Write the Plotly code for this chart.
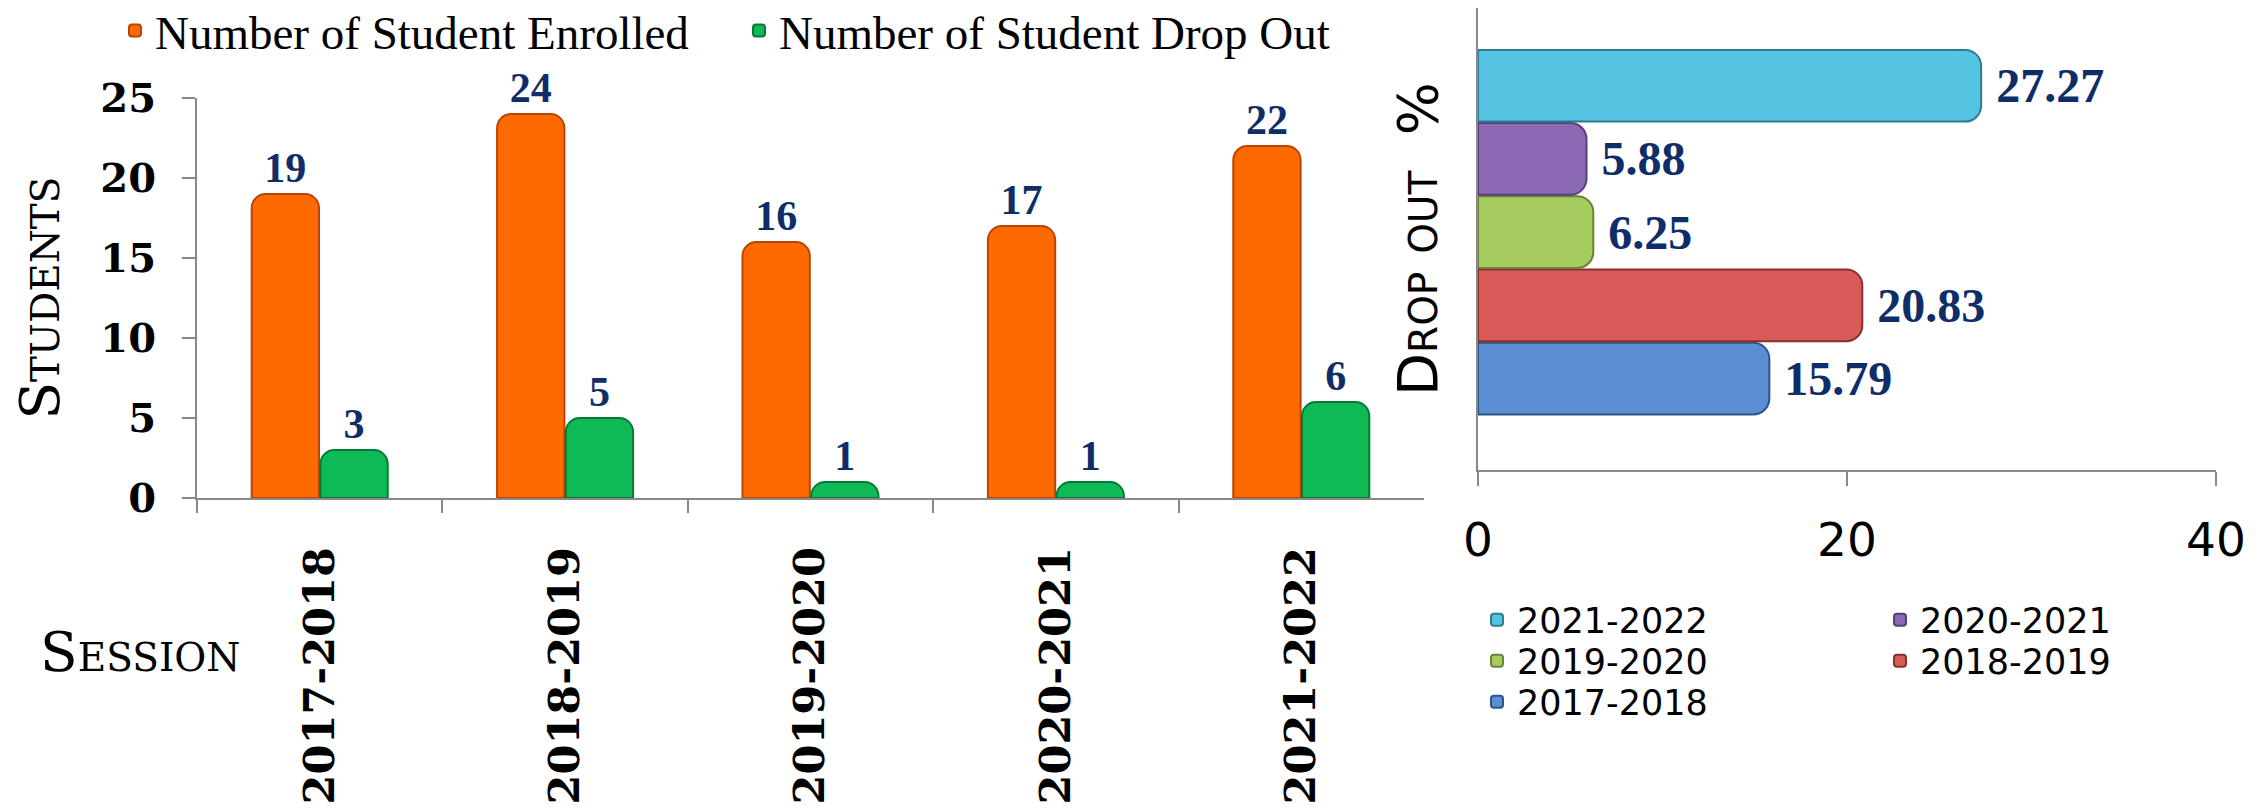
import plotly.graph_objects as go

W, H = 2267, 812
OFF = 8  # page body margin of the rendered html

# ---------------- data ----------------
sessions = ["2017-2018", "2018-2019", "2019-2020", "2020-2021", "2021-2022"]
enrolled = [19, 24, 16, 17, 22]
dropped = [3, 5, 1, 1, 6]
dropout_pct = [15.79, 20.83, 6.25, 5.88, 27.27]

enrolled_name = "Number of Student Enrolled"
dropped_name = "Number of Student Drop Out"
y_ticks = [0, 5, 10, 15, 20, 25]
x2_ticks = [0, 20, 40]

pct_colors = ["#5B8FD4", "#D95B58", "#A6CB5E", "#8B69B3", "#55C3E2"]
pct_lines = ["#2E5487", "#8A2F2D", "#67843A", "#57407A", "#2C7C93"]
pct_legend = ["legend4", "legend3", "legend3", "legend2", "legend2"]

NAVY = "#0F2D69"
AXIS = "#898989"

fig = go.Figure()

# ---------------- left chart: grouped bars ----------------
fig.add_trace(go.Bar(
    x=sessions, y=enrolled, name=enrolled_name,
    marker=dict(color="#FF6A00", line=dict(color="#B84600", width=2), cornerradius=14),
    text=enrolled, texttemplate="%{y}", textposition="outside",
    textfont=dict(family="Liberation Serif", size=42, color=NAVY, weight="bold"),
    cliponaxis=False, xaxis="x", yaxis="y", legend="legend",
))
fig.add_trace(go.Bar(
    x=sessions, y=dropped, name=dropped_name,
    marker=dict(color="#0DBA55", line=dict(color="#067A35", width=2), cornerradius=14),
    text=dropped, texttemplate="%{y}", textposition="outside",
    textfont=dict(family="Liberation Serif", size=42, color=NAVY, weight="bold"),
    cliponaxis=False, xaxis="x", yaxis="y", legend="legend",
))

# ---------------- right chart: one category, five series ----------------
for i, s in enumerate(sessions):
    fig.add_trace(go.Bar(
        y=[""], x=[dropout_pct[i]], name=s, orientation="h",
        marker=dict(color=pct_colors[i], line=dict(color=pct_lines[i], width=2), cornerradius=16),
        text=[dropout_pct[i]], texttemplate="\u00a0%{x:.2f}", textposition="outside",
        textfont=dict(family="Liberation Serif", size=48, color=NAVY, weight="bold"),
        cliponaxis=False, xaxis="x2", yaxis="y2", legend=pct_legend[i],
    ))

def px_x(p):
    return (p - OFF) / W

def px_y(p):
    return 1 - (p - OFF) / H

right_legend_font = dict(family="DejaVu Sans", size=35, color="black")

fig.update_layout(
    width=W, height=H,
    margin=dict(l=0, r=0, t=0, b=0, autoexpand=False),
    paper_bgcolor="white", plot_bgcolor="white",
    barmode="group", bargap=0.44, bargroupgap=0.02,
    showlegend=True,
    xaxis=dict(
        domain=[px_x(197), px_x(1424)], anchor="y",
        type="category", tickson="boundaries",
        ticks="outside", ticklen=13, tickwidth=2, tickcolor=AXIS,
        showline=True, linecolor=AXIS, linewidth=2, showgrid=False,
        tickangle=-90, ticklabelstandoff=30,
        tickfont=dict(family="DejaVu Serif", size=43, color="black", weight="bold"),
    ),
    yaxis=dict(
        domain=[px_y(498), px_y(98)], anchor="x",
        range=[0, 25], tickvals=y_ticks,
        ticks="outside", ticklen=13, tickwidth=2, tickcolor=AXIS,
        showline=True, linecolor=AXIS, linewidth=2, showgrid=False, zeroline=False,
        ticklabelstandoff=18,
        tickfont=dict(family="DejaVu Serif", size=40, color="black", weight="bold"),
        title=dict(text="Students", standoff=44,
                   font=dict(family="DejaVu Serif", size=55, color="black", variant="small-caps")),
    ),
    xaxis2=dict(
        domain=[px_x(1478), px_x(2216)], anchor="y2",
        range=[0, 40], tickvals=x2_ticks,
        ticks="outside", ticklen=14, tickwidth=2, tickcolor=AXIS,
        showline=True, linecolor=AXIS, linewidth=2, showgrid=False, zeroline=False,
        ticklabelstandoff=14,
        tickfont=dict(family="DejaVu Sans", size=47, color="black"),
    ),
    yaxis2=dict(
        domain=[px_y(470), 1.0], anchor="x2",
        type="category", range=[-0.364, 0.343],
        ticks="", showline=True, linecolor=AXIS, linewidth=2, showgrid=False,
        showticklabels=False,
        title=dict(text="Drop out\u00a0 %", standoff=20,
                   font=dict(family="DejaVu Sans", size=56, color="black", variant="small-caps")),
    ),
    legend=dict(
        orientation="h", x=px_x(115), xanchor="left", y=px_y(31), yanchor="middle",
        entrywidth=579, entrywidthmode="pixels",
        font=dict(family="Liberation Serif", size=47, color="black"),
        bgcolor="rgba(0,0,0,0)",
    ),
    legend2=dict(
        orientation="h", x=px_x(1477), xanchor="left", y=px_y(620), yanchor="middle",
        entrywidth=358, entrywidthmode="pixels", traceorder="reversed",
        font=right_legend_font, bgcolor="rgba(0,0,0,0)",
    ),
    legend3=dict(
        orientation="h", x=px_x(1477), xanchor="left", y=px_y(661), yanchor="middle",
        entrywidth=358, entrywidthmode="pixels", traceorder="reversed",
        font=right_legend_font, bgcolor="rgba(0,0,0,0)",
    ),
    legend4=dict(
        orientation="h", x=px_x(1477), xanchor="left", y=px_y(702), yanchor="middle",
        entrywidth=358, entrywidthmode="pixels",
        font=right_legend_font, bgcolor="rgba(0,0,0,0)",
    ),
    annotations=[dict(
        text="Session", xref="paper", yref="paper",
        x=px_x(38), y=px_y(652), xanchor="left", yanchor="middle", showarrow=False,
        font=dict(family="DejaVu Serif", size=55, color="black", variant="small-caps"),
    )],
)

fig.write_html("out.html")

* * * * *

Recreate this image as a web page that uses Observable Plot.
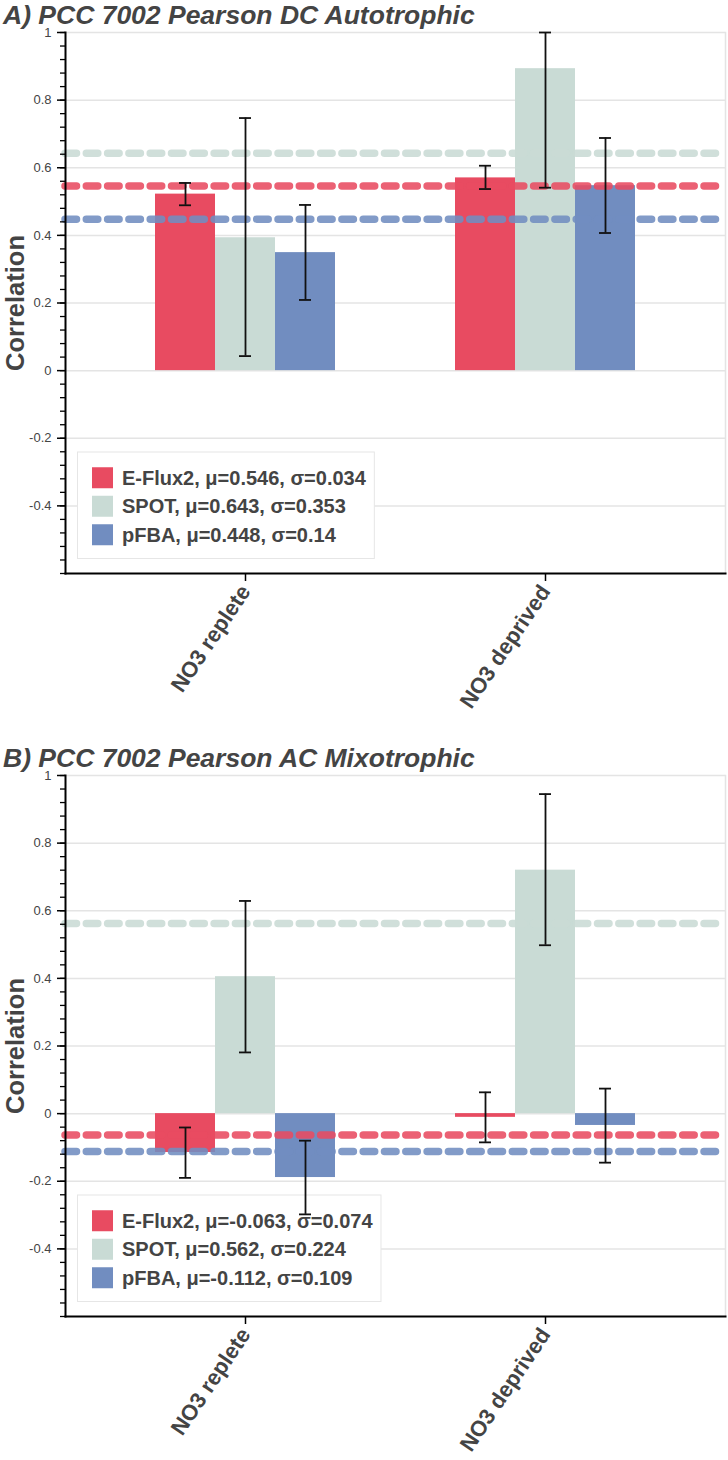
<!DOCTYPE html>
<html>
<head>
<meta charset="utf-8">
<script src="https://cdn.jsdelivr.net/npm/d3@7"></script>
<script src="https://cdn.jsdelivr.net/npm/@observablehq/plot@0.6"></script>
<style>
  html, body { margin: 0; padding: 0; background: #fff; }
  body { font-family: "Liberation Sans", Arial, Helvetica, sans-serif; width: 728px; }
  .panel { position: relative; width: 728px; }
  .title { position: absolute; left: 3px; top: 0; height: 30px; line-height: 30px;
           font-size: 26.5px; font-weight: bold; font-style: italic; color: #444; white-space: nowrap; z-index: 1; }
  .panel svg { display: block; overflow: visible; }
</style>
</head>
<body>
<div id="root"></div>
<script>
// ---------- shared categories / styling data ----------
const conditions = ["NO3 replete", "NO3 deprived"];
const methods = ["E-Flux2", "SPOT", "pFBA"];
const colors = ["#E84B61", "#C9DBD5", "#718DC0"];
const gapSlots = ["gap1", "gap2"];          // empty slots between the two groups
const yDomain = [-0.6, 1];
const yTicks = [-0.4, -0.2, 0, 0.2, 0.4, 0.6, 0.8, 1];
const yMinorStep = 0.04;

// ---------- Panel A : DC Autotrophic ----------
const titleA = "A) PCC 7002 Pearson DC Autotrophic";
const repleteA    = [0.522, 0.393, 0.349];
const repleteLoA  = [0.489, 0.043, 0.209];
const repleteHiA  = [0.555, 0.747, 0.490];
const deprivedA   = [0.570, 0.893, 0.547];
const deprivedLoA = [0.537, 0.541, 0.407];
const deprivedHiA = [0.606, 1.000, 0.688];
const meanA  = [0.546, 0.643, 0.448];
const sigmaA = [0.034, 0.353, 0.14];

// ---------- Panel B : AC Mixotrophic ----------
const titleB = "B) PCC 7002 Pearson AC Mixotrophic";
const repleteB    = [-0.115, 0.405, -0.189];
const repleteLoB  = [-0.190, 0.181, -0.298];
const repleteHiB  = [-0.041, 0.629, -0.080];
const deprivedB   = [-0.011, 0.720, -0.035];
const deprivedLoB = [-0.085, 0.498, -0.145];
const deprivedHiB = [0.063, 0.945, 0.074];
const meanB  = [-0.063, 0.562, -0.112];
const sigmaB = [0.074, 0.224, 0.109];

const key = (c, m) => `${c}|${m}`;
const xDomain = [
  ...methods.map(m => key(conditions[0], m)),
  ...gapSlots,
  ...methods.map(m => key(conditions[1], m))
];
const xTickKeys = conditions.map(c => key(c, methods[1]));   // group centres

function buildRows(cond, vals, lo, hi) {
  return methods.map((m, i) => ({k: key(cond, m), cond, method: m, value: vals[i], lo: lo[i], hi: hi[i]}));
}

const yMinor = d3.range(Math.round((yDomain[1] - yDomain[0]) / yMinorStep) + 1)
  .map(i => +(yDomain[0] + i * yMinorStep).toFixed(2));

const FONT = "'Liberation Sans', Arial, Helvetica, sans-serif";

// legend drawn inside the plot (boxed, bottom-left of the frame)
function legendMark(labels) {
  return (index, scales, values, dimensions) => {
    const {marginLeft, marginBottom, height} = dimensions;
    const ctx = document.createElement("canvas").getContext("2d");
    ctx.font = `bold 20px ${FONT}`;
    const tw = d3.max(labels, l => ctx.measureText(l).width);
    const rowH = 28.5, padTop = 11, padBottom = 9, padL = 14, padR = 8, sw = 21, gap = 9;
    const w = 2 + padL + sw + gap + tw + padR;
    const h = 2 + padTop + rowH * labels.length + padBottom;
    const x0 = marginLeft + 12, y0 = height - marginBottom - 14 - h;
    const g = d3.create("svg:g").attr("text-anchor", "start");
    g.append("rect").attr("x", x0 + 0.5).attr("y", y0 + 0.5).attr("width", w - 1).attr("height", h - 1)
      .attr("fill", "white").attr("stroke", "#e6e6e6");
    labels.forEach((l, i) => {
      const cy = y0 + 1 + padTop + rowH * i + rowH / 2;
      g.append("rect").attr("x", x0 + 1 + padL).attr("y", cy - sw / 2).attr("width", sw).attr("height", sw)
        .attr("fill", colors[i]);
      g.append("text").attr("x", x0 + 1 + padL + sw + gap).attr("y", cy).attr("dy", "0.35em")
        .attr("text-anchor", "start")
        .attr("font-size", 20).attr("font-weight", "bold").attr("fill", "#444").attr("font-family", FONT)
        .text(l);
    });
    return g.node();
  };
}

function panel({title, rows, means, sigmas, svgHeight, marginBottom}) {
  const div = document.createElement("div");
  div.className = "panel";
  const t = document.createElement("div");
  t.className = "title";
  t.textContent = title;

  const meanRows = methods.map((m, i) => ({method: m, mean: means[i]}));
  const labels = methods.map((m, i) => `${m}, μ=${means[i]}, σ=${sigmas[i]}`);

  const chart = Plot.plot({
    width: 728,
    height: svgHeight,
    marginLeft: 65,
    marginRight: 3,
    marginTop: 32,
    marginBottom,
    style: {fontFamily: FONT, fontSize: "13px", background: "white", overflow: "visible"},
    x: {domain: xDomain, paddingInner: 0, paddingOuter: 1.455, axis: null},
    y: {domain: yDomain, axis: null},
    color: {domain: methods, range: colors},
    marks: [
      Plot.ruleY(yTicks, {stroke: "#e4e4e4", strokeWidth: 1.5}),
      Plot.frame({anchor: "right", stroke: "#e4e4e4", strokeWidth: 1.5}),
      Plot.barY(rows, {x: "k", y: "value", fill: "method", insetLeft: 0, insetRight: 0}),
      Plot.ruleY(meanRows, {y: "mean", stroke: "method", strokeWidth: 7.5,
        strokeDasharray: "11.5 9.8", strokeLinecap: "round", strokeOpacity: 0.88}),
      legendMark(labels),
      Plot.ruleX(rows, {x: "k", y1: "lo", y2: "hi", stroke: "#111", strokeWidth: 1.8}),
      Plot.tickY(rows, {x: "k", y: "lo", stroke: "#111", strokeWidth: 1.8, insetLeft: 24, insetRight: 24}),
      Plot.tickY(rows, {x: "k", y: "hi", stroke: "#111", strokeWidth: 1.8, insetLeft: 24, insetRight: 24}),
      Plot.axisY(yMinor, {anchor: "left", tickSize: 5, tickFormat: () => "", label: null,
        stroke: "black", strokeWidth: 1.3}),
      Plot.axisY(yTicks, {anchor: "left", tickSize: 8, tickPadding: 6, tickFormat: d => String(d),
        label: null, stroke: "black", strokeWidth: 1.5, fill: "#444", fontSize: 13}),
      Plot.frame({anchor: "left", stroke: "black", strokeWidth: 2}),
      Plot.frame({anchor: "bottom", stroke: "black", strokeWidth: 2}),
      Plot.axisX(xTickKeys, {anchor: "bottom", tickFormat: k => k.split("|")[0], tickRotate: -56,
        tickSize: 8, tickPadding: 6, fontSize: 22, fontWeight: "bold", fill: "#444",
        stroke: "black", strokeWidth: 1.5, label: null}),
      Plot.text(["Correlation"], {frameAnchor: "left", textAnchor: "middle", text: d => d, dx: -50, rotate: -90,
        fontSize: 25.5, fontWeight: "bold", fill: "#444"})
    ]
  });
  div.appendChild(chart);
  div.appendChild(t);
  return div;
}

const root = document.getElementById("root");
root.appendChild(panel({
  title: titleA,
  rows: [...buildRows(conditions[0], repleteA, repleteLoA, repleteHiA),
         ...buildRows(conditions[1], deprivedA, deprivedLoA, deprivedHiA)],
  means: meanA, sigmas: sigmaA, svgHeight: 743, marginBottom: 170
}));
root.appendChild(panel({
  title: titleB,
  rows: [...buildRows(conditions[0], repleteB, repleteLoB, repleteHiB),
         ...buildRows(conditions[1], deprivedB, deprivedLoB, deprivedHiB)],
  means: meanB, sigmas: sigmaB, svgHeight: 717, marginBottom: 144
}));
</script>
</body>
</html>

* * * * *

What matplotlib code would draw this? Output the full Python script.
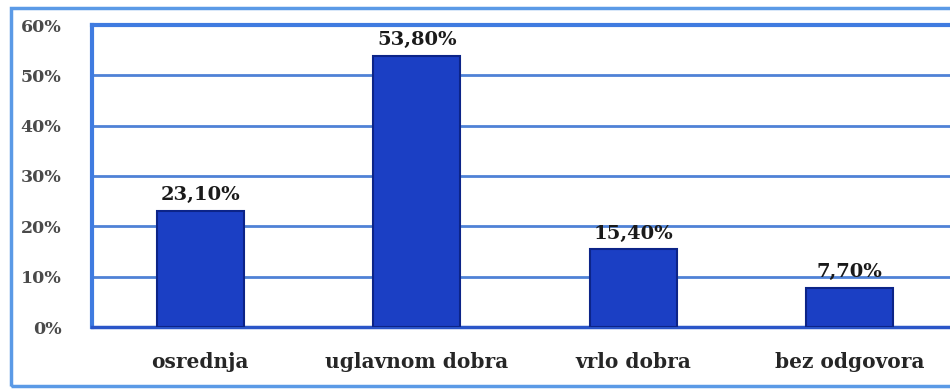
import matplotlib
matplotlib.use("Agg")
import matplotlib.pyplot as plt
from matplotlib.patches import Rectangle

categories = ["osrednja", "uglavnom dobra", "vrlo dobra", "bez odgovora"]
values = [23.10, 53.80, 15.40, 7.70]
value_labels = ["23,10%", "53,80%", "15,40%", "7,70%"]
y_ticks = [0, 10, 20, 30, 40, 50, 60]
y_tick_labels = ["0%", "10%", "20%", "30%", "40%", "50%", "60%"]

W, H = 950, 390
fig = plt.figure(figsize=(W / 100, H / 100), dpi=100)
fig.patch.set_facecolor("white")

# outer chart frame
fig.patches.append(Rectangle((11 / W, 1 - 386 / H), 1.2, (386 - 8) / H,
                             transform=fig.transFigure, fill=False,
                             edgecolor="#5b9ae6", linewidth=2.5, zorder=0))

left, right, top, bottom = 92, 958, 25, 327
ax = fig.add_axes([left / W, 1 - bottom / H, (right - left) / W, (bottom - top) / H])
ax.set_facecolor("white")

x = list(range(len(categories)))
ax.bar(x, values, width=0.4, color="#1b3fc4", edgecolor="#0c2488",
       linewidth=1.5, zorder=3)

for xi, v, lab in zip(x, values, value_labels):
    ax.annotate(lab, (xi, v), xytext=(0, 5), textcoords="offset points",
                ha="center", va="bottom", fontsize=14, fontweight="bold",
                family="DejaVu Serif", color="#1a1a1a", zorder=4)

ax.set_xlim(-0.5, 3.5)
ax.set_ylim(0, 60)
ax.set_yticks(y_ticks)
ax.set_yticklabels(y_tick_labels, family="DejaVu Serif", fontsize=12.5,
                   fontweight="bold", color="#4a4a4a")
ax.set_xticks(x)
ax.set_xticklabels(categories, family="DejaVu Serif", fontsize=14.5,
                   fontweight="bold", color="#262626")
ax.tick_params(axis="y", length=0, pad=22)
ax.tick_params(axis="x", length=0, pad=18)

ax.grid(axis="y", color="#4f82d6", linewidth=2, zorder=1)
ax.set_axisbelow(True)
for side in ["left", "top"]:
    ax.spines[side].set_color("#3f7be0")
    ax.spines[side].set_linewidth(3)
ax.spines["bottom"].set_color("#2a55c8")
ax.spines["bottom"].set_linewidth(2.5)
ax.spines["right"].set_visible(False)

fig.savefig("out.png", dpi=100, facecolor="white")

* * * * *

THE TASK: Copy each line in the data that holds the word "code".

SOLVED EXERCISE:
Write the Plotly code for this chart.
What matplotlib code would draw this? Output the full Python script.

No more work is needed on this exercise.